On 11 February, the House of Lords will debate a clause on “Creative and artistic expression: admissibility in criminal proceedings”, tabled as an amendment to the Victims and Courts Bill by Labour peer Baroness Shami Chakrabarti. The intervention was coordinated by Art Not Evidence and supported by JUSTICE.

Dr Abenaa Owusu-Bempah and other members of Art Not Evidence drafted the Criminal Evidence (Creative and Artistic Expression) Bill in response to a growing number of criminal cases in which rap music is used to suggest motive, intention, and criminal propensity, despite limited evidential value. Most defendants in these cases are Black young men and boys accused of ‘joint enterprise’ and gang-related offending, where 'rap evidence’ can fill evidential gaps and reinforce racist stereotypes.

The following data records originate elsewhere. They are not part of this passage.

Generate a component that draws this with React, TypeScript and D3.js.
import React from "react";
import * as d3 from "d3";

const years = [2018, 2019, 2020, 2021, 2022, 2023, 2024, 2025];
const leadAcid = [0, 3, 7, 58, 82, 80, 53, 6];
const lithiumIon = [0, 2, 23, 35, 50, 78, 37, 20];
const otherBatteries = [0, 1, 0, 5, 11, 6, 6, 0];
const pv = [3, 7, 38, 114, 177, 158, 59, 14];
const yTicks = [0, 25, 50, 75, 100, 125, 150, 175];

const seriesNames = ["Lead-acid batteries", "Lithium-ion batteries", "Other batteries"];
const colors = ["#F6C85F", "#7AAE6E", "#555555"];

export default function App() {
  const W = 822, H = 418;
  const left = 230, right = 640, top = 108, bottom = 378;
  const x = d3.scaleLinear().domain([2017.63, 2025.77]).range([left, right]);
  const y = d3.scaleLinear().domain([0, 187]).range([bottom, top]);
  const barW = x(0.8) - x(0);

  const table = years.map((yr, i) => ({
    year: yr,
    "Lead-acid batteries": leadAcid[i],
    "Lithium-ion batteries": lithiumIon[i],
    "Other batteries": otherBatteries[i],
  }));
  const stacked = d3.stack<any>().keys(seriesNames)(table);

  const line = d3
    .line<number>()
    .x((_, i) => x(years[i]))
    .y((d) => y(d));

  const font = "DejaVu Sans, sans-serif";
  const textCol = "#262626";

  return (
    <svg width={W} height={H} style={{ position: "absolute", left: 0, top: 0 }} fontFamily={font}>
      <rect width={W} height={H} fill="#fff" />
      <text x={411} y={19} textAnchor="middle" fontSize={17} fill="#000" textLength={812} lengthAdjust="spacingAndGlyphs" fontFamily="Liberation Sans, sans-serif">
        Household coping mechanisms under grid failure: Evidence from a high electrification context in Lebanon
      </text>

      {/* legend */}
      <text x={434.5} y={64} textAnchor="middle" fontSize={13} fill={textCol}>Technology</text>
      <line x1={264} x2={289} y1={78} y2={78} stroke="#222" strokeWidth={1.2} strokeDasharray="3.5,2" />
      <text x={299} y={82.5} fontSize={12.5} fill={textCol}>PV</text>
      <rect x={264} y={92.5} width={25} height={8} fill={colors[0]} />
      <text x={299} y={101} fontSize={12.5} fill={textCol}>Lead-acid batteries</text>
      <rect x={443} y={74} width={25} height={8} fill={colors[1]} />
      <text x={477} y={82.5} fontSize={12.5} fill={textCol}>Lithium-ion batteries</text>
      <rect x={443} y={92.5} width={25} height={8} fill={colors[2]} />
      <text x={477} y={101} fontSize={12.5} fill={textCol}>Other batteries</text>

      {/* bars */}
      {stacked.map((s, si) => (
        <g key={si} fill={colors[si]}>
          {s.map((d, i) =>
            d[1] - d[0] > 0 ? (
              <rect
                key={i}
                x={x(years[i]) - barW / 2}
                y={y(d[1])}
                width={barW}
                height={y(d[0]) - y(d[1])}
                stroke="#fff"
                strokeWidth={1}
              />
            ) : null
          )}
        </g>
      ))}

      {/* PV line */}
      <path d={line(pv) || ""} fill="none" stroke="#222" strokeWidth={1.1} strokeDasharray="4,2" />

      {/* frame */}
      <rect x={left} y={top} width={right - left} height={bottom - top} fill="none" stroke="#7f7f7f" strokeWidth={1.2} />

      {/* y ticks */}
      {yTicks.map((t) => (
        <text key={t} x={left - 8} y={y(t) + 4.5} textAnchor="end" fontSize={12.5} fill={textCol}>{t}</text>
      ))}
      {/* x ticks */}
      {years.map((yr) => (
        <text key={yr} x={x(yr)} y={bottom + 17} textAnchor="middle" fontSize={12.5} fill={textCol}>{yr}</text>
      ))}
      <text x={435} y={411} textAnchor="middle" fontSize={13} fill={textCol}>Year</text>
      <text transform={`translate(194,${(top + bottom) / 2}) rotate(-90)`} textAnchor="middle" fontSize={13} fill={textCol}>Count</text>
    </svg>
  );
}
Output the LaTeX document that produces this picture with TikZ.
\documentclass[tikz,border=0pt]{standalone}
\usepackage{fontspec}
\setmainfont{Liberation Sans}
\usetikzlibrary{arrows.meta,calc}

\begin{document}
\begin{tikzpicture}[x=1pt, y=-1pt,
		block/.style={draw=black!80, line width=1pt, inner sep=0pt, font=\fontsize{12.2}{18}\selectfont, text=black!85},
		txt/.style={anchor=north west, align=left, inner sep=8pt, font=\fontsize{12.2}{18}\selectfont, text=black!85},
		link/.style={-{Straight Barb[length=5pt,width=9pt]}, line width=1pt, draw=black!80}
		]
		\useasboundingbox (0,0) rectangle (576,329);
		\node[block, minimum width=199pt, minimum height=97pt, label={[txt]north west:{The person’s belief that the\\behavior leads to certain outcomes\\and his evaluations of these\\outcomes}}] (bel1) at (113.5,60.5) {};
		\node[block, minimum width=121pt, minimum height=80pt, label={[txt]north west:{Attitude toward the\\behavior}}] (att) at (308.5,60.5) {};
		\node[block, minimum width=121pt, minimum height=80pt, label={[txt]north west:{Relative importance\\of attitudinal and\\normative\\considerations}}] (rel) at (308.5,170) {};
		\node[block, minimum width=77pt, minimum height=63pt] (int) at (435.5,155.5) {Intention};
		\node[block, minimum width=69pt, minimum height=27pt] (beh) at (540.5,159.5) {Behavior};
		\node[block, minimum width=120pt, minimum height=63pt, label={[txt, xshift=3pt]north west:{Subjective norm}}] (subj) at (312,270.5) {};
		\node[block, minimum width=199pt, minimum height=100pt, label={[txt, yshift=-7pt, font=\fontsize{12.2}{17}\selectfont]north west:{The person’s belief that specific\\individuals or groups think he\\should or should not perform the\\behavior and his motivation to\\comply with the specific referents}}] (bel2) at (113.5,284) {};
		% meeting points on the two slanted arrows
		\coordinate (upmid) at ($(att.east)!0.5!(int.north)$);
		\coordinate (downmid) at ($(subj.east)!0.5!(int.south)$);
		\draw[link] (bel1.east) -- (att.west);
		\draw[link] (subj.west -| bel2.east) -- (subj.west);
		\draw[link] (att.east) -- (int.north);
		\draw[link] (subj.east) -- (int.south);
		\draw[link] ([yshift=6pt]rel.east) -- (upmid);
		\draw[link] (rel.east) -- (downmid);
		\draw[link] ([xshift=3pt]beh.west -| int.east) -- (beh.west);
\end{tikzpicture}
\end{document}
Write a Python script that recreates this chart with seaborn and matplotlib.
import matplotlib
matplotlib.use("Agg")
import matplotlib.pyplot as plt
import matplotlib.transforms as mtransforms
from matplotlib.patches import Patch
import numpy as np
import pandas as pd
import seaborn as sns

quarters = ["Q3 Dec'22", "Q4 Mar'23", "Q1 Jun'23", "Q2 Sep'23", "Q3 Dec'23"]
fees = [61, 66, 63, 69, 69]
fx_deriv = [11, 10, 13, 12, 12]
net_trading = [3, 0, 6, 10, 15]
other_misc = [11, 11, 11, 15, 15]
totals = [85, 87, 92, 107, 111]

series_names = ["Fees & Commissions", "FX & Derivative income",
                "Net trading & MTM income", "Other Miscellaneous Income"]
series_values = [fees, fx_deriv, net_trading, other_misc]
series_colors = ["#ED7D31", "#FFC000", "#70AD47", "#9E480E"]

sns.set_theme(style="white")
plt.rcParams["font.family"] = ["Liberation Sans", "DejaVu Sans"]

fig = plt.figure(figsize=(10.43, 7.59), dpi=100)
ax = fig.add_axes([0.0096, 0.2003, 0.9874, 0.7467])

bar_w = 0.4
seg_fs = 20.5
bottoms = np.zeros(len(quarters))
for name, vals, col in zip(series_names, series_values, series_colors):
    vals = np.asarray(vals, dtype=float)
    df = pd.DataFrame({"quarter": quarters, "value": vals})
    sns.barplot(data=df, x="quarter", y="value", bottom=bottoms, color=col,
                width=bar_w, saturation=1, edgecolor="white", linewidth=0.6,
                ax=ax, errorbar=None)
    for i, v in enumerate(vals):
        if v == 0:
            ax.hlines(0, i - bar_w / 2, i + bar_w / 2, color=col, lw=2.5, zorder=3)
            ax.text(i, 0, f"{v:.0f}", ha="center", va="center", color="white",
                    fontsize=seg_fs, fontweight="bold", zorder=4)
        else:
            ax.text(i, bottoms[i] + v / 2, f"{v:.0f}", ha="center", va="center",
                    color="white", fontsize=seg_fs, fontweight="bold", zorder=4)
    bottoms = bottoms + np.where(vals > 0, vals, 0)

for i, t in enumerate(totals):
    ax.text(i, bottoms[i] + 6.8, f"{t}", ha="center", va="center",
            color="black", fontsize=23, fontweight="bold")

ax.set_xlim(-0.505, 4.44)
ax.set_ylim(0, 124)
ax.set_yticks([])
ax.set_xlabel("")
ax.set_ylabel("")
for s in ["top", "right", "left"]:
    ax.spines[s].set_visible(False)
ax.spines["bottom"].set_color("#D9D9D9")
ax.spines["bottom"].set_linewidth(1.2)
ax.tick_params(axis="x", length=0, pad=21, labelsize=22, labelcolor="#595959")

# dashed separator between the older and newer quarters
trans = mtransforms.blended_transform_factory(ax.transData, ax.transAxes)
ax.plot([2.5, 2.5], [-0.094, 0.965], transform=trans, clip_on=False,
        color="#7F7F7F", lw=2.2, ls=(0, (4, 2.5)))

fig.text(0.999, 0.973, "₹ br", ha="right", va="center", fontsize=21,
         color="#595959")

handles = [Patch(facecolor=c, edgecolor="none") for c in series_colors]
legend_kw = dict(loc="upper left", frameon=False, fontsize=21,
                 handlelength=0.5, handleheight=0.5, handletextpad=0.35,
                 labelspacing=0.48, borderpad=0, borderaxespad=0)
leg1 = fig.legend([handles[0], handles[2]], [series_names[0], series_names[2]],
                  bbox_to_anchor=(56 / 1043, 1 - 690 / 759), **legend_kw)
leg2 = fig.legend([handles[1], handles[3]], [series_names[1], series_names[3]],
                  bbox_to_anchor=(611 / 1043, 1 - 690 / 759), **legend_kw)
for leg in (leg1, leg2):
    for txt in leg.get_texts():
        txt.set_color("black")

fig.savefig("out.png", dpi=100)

Ahead of the debate, more than 60 of the UK’s most senior legal and cultural voices have written to the Justice Secretary, urging the Government to back the new statutory safeguard. They include: Riel Karmy-Jones KC, Chair of the Criminal Bar Association; rap artist Giggs; Tom Kiehl, CEO of UK Music; Andrea Coomber KC, Chief Executive of The Howard League for Penal Reform; DJ Semtex; and musician and free-expression advocate, Billy Bragg.

Supporters of the amendment argue that introducing statutory safeguards would strengthen fair trial protections, help protect freedom of expression, reduce reliance on speculative gang narratives, and improve confidence in the justice system at a time when concerns about racial disparity and joint enterprise prosecutions remain acute.